By the end of 2014, the campus network infrastructure was upgraded to support virtual network environments. These virtual environments enable extending physical networks beyond their physical boundaries that traditionally coincide with individual buildings. There are three physical networks:
The Academic network,
The Health network that allows protected health information to be stored and accessed,
The Campus Research network or Science DMZ connecting HPC resources with data generating instruments.
With the virtual network environments it is possible to connect instruments in any enabled building to the Science DMZ virtual environment, even if the instrument resides in a building that is served by the physical Health network. Similarly researchers can choose to be connected to the Academic virtual network even if their offices are in a Health network building. The virtual environments allow deployment of the correct policies and security measures on a fine-grained scale to meet the needs of the activities of the people using the network. Future virtual network environments to be added include
Administrative virtual network environment, with a level of security in between academic and health.
Industrial building control network environment will allow separating traffic for monitoring and controlling building systems from the networks used by the occupants of the buildings.

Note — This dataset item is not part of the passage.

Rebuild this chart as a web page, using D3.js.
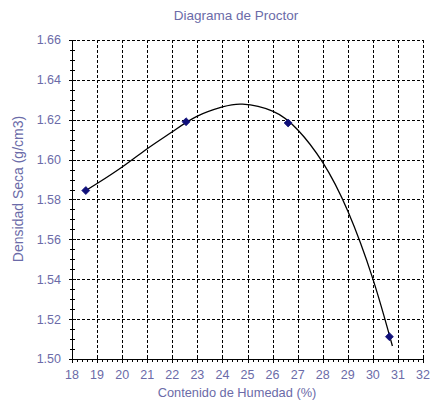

The funding model for Research Computing includes the commitment from the Provost, the VP for Research, and the VP and CIO to provide for machine-room facilities with electrical power and cooling and professional staff. The University has a substantial investment in research computing infrastructure including a data center completed in 2013 on the East Campus that provides 10,000 sq. ft. of machine room space, of which 5,000 sq. ft. is dedicated to research computing.
The University pays the salaries of the 20 highly-qualified, staff members, including several with a PhD or Master degree in science or engineering. Staff members, in addition to sharing in the system design, installation, and administration duties, provide application support and consulting services to faculty members, their research associates, and their graduate students. This support ranges from assistance with job flow management and installation of open-source software to teaching students how to improve the MPI performance of their programs.
Research Computing provides advanced support and training to the user community. Many training materials are now available online. The schedule can be found at http://wiki.rc.ufl.edu/doc/Training.
In addition, user feedback meetings are held as well as periodic training workshops called Research Computing Day are organized every semester. Several graduate courses use HiPerGator and train and prepare graduate students to use the clusters and the software for their thesis research.